Retype word for word the first line of the listing and each line after it up to the line with "bbox=dict(boxstyle='round,pad=0.2', fc='white', ec='none'))", with the pictures taken out.
>> BEGIN Given data
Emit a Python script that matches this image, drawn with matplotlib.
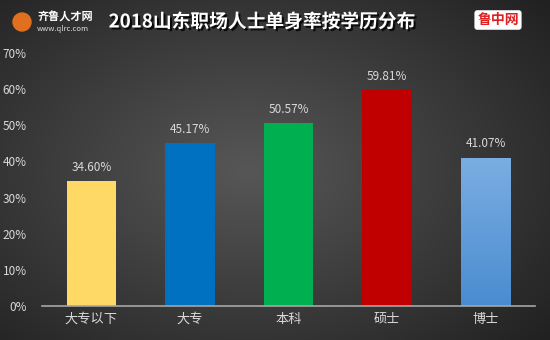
import numpy as np
import matplotlib
matplotlib.use("Agg")
import matplotlib.pyplot as plt
import matplotlib.patheffects as pe

plt.rcParams['font.family'] = ['Noto Sans CJK SC', 'DejaVu Sans']

categories = ['大专以下', '大专', '本科', '硕士', '博士']
values = [34.60, 45.17, 50.57, 59.81, 41.07]
value_labels = ['34.60%', '45.17%', '50.57%', '59.81%', '41.07%']
colors = ['#FFD966', '#0070C0', '#00B050', '#C00000', '#62A0DE']
yticks = [0, 10, 20, 30, 40, 50, 60, 70]
ytick_labels = ['0%', '10%', '20%', '30%', '40%', '50%', '60%', '70%']
title = '2018山东职场人士单身率按学历分布'

W, H = 550, 340
fig = plt.figure(figsize=(W / 100, H / 100), dpi=100)

# background radial gradient
bg = fig.add_axes([0, 0, 1, 1])
yy, xx = np.mgrid[0:H, 0:W]
cx, cy = 0.45 * W, 0.5 * H
r = np.sqrt(((xx - cx) / (0.75 * W)) ** 2 + ((yy - cy) / (0.8 * H)) ** 2)
val = np.clip(0.34 - 0.22 * r, 0.12, 0.34)
img = np.dstack([val, val, val])
bg.imshow(img, extent=[0, W, H, 0], aspect='auto', interpolation='bilinear')
bg.set_xlim(0, W)
bg.set_ylim(H, 0)
bg.axis('off')

# header text
bg.text(262, 22, title, color='white', fontsize=13.5, fontweight='bold',
        ha='center', va='center',
        path_effects=[pe.withSimplePatchShadow(offset=(1.5, -1.5), shadow_rgbFace='black', alpha=0.8)])
bg.text(38, 17, '齐鲁人才网', color='white', fontsize=8, fontweight='bold', ha='left', va='center')
bg.text(37, 29, 'www.qlrc.com', color='#dddddd', fontsize=5.5, ha='left', va='center')
bg.add_patch(plt.Circle((22, 22), 9, color='#E07020'))
bg.text(498, 20, '鲁中网', color='#E02020', fontsize=10, fontweight='bold', ha='center', va='center',
        bbox=dict(boxstyle='round,pad=0.2', fc='white', ec='none'))

# main axes: x 42..535 px, y baseline 306, 70% at 53
left, right = 42 / W, 535 / W
bottom = (H - 306) / H
top = (H - 53) / H
ax = fig.add_axes([left, bottom, right - left, top - bottom])
ax.patch.set_alpha(0)
x = np.arange(len(categories))
bars = ax.bar(x, values, width=0.5, color=colors, zorder=3)
# gradient fill for the last bar
last = bars[-1]
grad = np.linspace(0, 1, 100).reshape(-1, 1)
from matplotlib.colors import LinearSegmentedColormap
cmap = LinearSegmentedColormap.from_list('lb', ['#4A8CD0', '#7AAEE2'])
bx, bw, bh = last.get_x(), last.get_width(), last.get_height()
im = ax.imshow(grad, extent=[bx, bx + bw, 0, bh], origin='lower', cmap=cmap,
               aspect='auto', zorder=4)
im.set_clip_path(last)
ax.set_xlim(-0.5, len(categories) - 0.5)
ax.set_ylim(0, 70)
ax.set_yticks(yticks)
ax.set_yticklabels(ytick_labels)
ax.set_xticks(x)
ax.set_xticklabels(categories)
for s in ['top', 'right', 'left']:
    ax.spines[s].set_visible(False)
ax.spines['bottom'].set_color('#a6a6a6')
ax.spines['bottom'].set_linewidth(1.2)
ax.spines['bottom'].set_zorder(5)
ax.tick_params(axis='both', length=0, colors='#d9d9d9')
ax.tick_params(axis='y', labelsize=8.5, pad=11)
ax.tick_params(axis='x', labelsize=9.5, pad=5)
for xi, v, lab in zip(x, values, value_labels):
    ax.text(xi, v + 2.0, lab, ha='center', va='bottom', color='#d9d9d9', fontsize=8.5)

fig.savefig('out.png', dpi=100)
>> END Given data
## [Written solution]
Emit a Python script that matches this image, drawn with matplotlib.
import numpy as np
import matplotlib
matplotlib.use("Agg")
import matplotlib.pyplot as plt
import matplotlib.patheffects as pe

plt.rcParams['font.family'] = ['Noto Sans CJK SC', 'DejaVu Sans']

categories = ['大专以下', '大专', '本科', '硕士', '博士']
values = [34.60, 45.17, 50.57, 59.81, 41.07]
value_labels = ['34.60%', '45.17%', '50.57%', '59.81%', '41.07%']
colors = ['#FFD966', '#0070C0', '#00B050', '#C00000', '#62A0DE']
yticks = [0, 10, 20, 30, 40, 50, 60, 70]
ytick_labels = ['0%', '10%', '20%', '30%', '40%', '50%', '60%', '70%']
title = '2018山东职场人士单身率按学历分布'

W, H = 550, 340
fig = plt.figure(figsize=(W / 100, H / 100), dpi=100)

# background radial gradient
bg = fig.add_axes([0, 0, 1, 1])
yy, xx = np.mgrid[0:H, 0:W]
cx, cy = 0.45 * W, 0.5 * H
r = np.sqrt(((xx - cx) / (0.75 * W)) ** 2 + ((yy - cy) / (0.8 * H)) ** 2)
val = np.clip(0.34 - 0.22 * r, 0.12, 0.34)
img = np.dstack([val, val, val])
bg.imshow(img, extent=[0, W, H, 0], aspect='auto', interpolation='bilinear')
bg.set_xlim(0, W)
bg.set_ylim(H, 0)
bg.axis('off')

# header text
bg.text(262, 22, title, color='white', fontsize=13.5, fontweight='bold',
        ha='center', va='center',
        path_effects=[pe.withSimplePatchShadow(offset=(1.5, -1.5), shadow_rgbFace='black', alpha=0.8)])
bg.text(38, 17, '齐鲁人才网', color='white', fontsize=8, fontweight='bold', ha='left', va='center')
bg.text(37, 29, 'www.qlrc.com', color='#dddddd', fontsize=5.5, ha='left', va='center')
bg.add_patch(plt.Circle((22, 22), 9, color='#E07020'))
bg.text(498, 20, '鲁中网', color='#E02020', fontsize=10, fontweight='bold', ha='center', va='center',
        bbox=dict(boxstyle='round,pad=0.2', fc='white', ec='none'))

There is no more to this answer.